▶ **Exercise description**: Retype nothing but the lines from the start of the material up to and including the line with "import * as". Pictures don't belong in the copy.

▶ **Data extract**:
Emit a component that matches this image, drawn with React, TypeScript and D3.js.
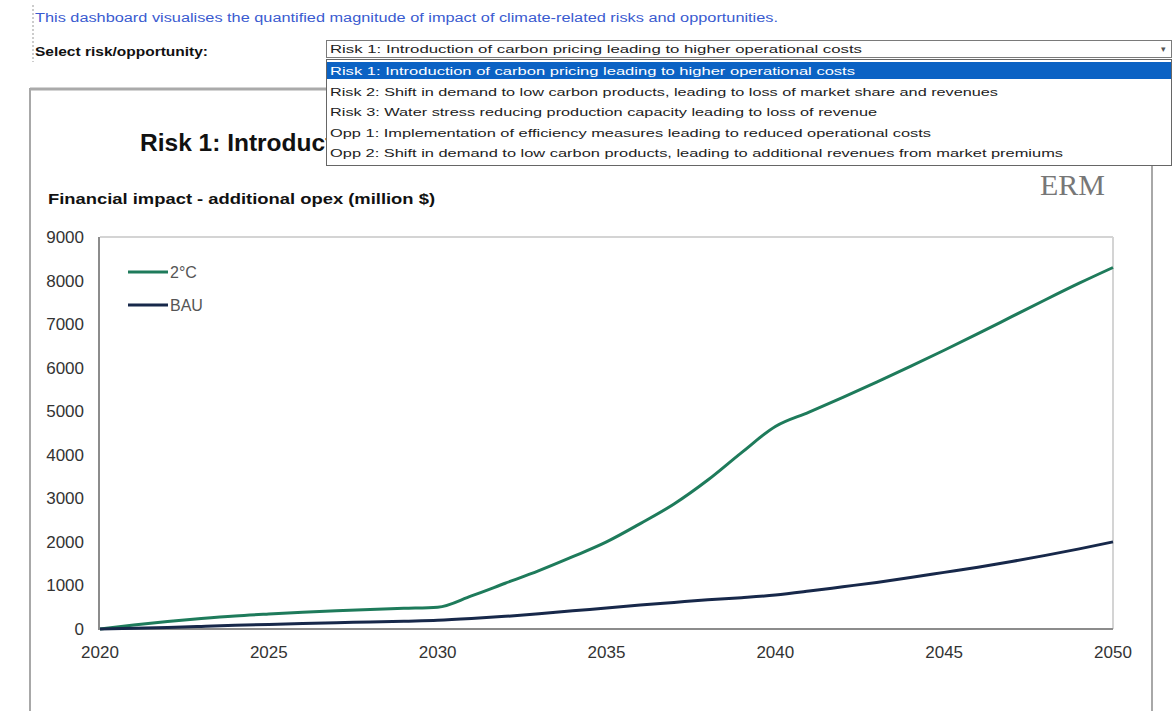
import React from "react";
import * as d3 from "d3";

const years = d3.range(2020, 2051);
const seriesNames = ["2°C", "BAU"];
const valuesTwoDeg = [0, 90, 170, 240, 300, 345, 385, 420, 450, 475, 500, 760, 1050, 1340, 1660, 2000, 2420, 2870, 3420, 4050, 4650, 4980, 5320, 5670, 6030, 6400, 6780, 7170, 7560, 7940, 8300];
const valuesBAU = [0, 15, 35, 60, 85, 105, 125, 145, 160, 180, 200, 240, 290, 350, 420, 480, 550, 610, 670, 720, 780, 870, 970, 1070, 1180, 1300, 1420, 1550, 1690, 1840, 2000];
const yTicks = [0, 1000, 2000, 3000, 4000, 5000, 6000, 7000, 8000, 9000];
const xTicks = [2020, 2025, 2030, 2035, 2040, 2045, 2050];
const options = [
  "Risk 1: Introduction of carbon pricing leading to higher operational costs",
  "Risk 2: Shift in demand to low carbon products, leading to loss of market share and revenues",
  "Risk 3: Water stress reducing production capacity leading to loss of revenue",
  "Opp 1: Implementation of efficiency measures leading to reduced operational costs",
  "Opp 2: Shift in demand to low carbon products, leading to additional revenues from market premiums",
];
const optionWidths = [525, 668, 547, 601, 733];
const colors = ["#1e7b5b", "#17284a"];

export default function App() {
  const x = d3.scaleLinear().domain([2020, 2050]).range([100, 1113]);
  const y = d3.scaleLinear().domain([0, 9000]).range([629, 237]);
  const line = d3
    .line<number>()
    .x((_, i) => x(years[i]))
    .y((d) => y(d))
    .curve(d3.curveMonotoneX);
  const series = [valuesTwoDeg, valuesBAU];
  const font = "Arial, 'Liberation Sans', sans-serif";

  return (
    <svg
      width={1173}
      height={711}
      style={{ position: "absolute", left: 0, top: 0, background: "#fff" }}
      fontFamily={font}
    >
      <defs>
        <clipPath id="titleClip">
          <rect x={30} y={100} width={296} height={70} />
        </clipPath>
      </defs>
      <rect x={0} y={0} width={1173} height={711} fill="#fff" />
      {/* header */}
      <line x1={33} y1={5} x2={33} y2={62} stroke="#999" strokeDasharray="2,2" />
      <text x={35} y={22} fontSize={12} fill="#3a5bd0" textLength={743} lengthAdjust="spacingAndGlyphs">
        This dashboard visualises the quantified magnitude of impact of climate-related risks and opportunities.
      </text>
      <text x={35} y={56} fontSize={12} fontWeight="bold" fill="#111" textLength={173} lengthAdjust="spacingAndGlyphs">
        Select risk/opportunity:
      </text>

      {/* panel */}
      <rect x={30} y={89} width={1122} height={640} fill="#fff" stroke="#a8a8a8" strokeWidth={2} />
      <line x1={30} y1={89} x2={1152} y2={89} stroke="#aaa" strokeWidth={3} />

      <text x={140} y={151} fontSize={24.5} fontWeight="bold" fill="#111" clipPath="url(#titleClip)">
        Risk 1: Introduction of carbon pricing leading to higher operational costs
      </text>
      <text x={48} y={204} fontSize={15} fontWeight="bold" fill="#111" textLength={387} lengthAdjust="spacingAndGlyphs">
        Financial impact - additional opex (million $)
      </text>
      <text x={1040} y={195} fontSize={30} fill="#777" fontFamily="'Liberation Serif', 'DejaVu Serif', serif">
        ERM
      </text>

      {/* plot frame */}
      <line x1={100} y1={237} x2={1113} y2={237} stroke="#d4d4d4" strokeWidth={2} />
      <line x1={1113} y1={237} x2={1113} y2={629} stroke="#d4d4d4" strokeWidth={2} />
      <line x1={99} y1={237} x2={99} y2={630} stroke="#8c8c8c" strokeWidth={2} />
      <line x1={99} y1={629} x2={1113} y2={629} stroke="#8c8c8c" strokeWidth={2} />

      {yTicks.map((t) => (
        <text key={t} x={84} y={y(t)} dy="0.35em" fontSize={17} fill="#333" textAnchor="end">
          {t}
        </text>
      ))}
      {xTicks.map((t) => (
        <text key={t} x={x(t)} y={658} fontSize={17} fill="#333" textAnchor="middle">
          {t}
        </text>
      ))}

      {series.map((s, i) => (
        <path key={i} d={line(s) || ""} fill="none" stroke={colors[i]} strokeWidth={3} />
      ))}

      {/* legend */}
      {seriesNames.map((n, i) => (
        <g key={n}>
          <line x1={128} x2={168} y1={272 + i * 33} y2={272 + i * 33} stroke={colors[i]} strokeWidth={3} />
          <text x={170} y={272 + i * 33} dy="0.35em" fontSize={16} fill="#555">
            {n}
          </text>
        </g>
      ))}

      {/* dropdown combobox */}
      <rect x={326.5} y={40.5} width={845} height={17} fill="#fff" stroke="#7a7a7a" />
      <text x={330} y={53} fontSize={11.5} fill="#222" textLength={532} lengthAdjust="spacingAndGlyphs">
        {options[0]}
      </text>
      <text x={1163} y={52} fontSize={9} fill="#555" textAnchor="middle">
        ▾
      </text>
      {/* dropdown list */}
      <rect x={326.5} y={59.5} width={845} height={106} fill="#fff" stroke="#666" />
      <rect x={327} y={62} width={844} height={17} fill="#0b62c4" />
      {options.map((o, i) => (
        <text
          key={o}
          x={330}
          y={75 + i * 20.5}
          fontSize={11.5}
          fill={i === 0 ? "#fff" : "#222"}
          textLength={optionWidths[i]}
          lengthAdjust="spacingAndGlyphs"
        >
          {o}
        </text>
      ))}
    </svg>
  );
}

▶ **Result of this exercise**:
Emit a component that matches this image, drawn with React, TypeScript and D3.js.
import React from "react";
import * as d3 from "d3";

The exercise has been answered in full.